The Springboard Elevator Pitch announced the overall winner of the competition last week – Emineo Art Gallery and crowd favorite, Highflyer.
The Springboard Elevator Pitch is an ideas challenge for students to display their concept to a group of investors, judges, students and staff. Each presentation was restricted to two-minutes. The short time is given in order to imitate the feeling of quickly explaining an idea to other people on an elevator ride.
Thomas Griffin, senior marketing major from Marble Falls pitched his winning idea, Emineo Art Gallery. Griffin has a lot of friends who are art majors trying to sell their art, but their most frequent purchasers are their friends or family. Griffin thought it would be a good idea to start a college art gallery website that endorses college students’ art.
“I started a platform for students to display their art on the site while also learning about business,” Griffin said.
“I designed a dashboard that would let artists log in and track the market trends, learn about the demographics of the people who are visiting the site and also set and kind of change some variables, like pricing.”
A nervous Griffin pitched his winning idea in a packed Hart Auditorium, and was awarded a total of $1,500.
“It’s a safe environment I think for students to try it out; it’s not shark tank, where they are going to cut you down. The investors and some students talked with me afterwards, they had some critiques, but they also had a lot of encouraging things to say,” Griffin said.
Matt Sanderson, senior marketing and finance major from Lubbock, and Garrett Wentz, senior biology major from Lubbock pitched their crowd favorite, Highflyer in a fun, passionate and comical way.
Highflyer started last spring break when a group of ACU students saw the Honduran people’s struggle to live a sustainable life.

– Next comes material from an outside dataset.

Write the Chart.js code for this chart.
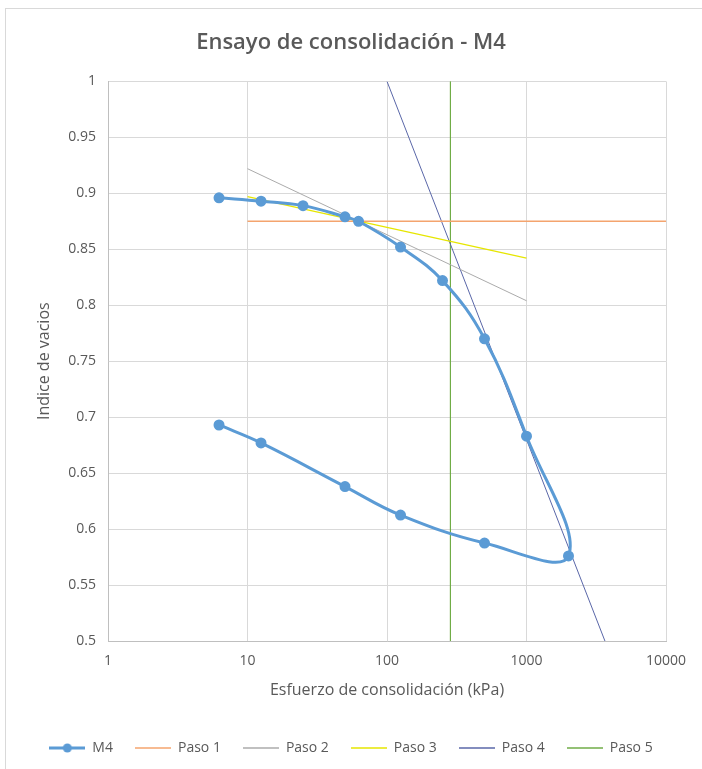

The Honduran people make boots, belts and shirts but are not acquiring any income. Sanderson and Wentz thought it would be a good idea to create a Highflyer brand on a shirt with a little plane in the upper-right-hand corner, stating that person is a, “highflyer.” You may have seen students around campus wearing these shirts.

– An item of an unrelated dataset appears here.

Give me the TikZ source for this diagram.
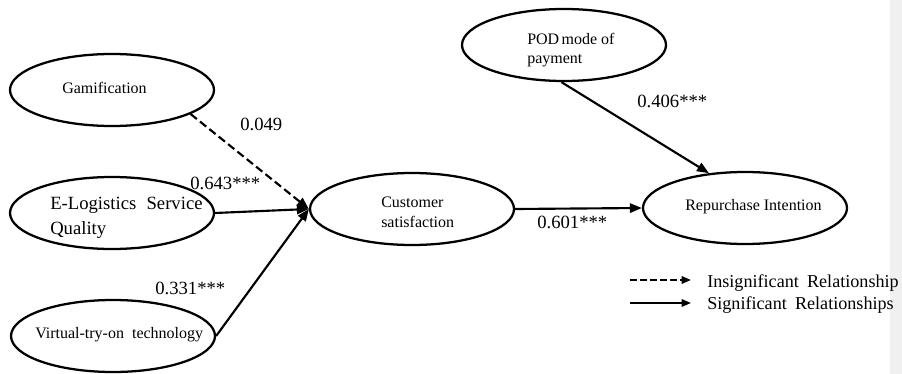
\documentclass[tikz,border=0pt]{standalone}
\usepackage{fontspec}
\setmainfont{Liberation Serif}
\usetikzlibrary{shapes.geometric,arrows.meta}

\tikzset{
  construct/.style={ellipse,draw=black,line width=1.7pt,minimum width=153pt,minimum height=54pt,inner sep=0pt},
  lbl/.style={anchor=base west,inner sep=0pt,font=\fontsize{12}{14}\selectfont},
  biglbl/.style={anchor=base west,inner sep=0pt,font=\fontsize{14}{17}\selectfont},
  coef/.style={anchor=base west,inner sep=0pt,font=\fontsize{14}{17}\selectfont},
  legtext/.style={anchor=base west,inner sep=0pt,font=\fontsize{13.6}{16}\selectfont},
  path/.style={line width=1.6pt,-{Triangle[length=9pt,width=7pt]}},
  insig/.style={path,dash pattern=on 6pt off 3pt},
  legpath/.style={line width=1.5pt,-{Triangle[length=7pt,width=5.5pt]}},
}

\begin{document}
\begin{tikzpicture}[x=0.75pt,y=-0.75pt]
  \useasboundingbox (0,0) rectangle (902,374);
  \fill[white] (0,0) rectangle (902,374);
  % side strip
  \fill[black!6] (890,0) rectangle (902,374);

  % constructs
  \node[construct] (gam) at (112,90) {};
  \node[construct] (elsq) at (112,213) {};
  \node[construct] (vto) at (113,336) {};
  \node[construct] (cs) at (412,209) {};
  \node[construct] (pod) at (564,45) {};
  \node[construct] (ri) at (745,208) {};

  % construct names
  \node[lbl] (gamtxt) at (62,94) {Gamification};
  \node[biglbl] (elsqa) at (50,209) {E-Logistics\hspace{0.55em}Service};
  \node[biglbl] (elsqb) at (50,234) {Quality};
  \node[lbl] (vtotxt) at (35,338) {Virtual-try-on\ \ technology};
  \node[lbl] (csa) at (381,207) {Customer};
  \node[lbl] (csb) at (381,227) {satisfaction};
  \node[lbl] (poda) at (527,45) {POD\hspace{0.15em}mode of};
  \node[lbl] (podb) at (527,64) {payment};
  \node[lbl] (ritxt) at (685,210) {Repurchase Intention};

  % structural paths
  \draw[insig] (gam.-17) -- (cs.west);
  \draw[path] (elsq.east) -- (cs.west);
  \draw[path] (vto.east) -- (cs.west);
  \draw[path] (cs.east) -- (ri.west);
  \draw[path] (pod.-94) -- (ri.136);

  % path coefficients
  \node[coef] (c1) at (240,131) {0.049};
  \node[coef] (c2) at (190,189) {0.643***};
  \node[coef] (c3) at (155,294) {0.331***};
  \node[coef] (c4) at (537,228) {0.601***};
  \node[coef] (c5) at (637,108) {0.406***};

  % legend
  \coordinate (l1a) at (630,280);
  \coordinate (l1b) at (691,280);
  \coordinate (l2a) at (630,303);
  \coordinate (l2b) at (691,303);
  \draw[legpath,dash pattern=on 5pt off 2.5pt] (l1a) -- (l1b);
  \draw[legpath] (l2a) -- (l2b);
  \node[legtext] (leg1) at (707,287) {Insignificant\hspace{0.45em}Relationship};
  \node[legtext] (leg2) at (707,309) {Significant\hspace{0.45em}Relationships};
\end{tikzpicture}
\end{document}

Sanderson and Wentz saw a need to give these people a passion for working toward the, “three G’s” in life, (Goal, Grit and Gain), a concept in their presentation. It starts out with a goal in life to work toward, the grit to persevere through and the gain you attain from it.
“It’s all about encouraging you, inspiring you and motivating you to get out and to do something great: to stop settling for whatever it is that you are doing now, and to get out and take risks,” Sanderson said.
“When you put on a Highflyer T-shirt you want to feel like you’re going to go out and accomplish something by going through the, ‘three G’s’ and at the same time you’re going to be helping the people in Honduras who can’t provide for themselves,” Wentz said.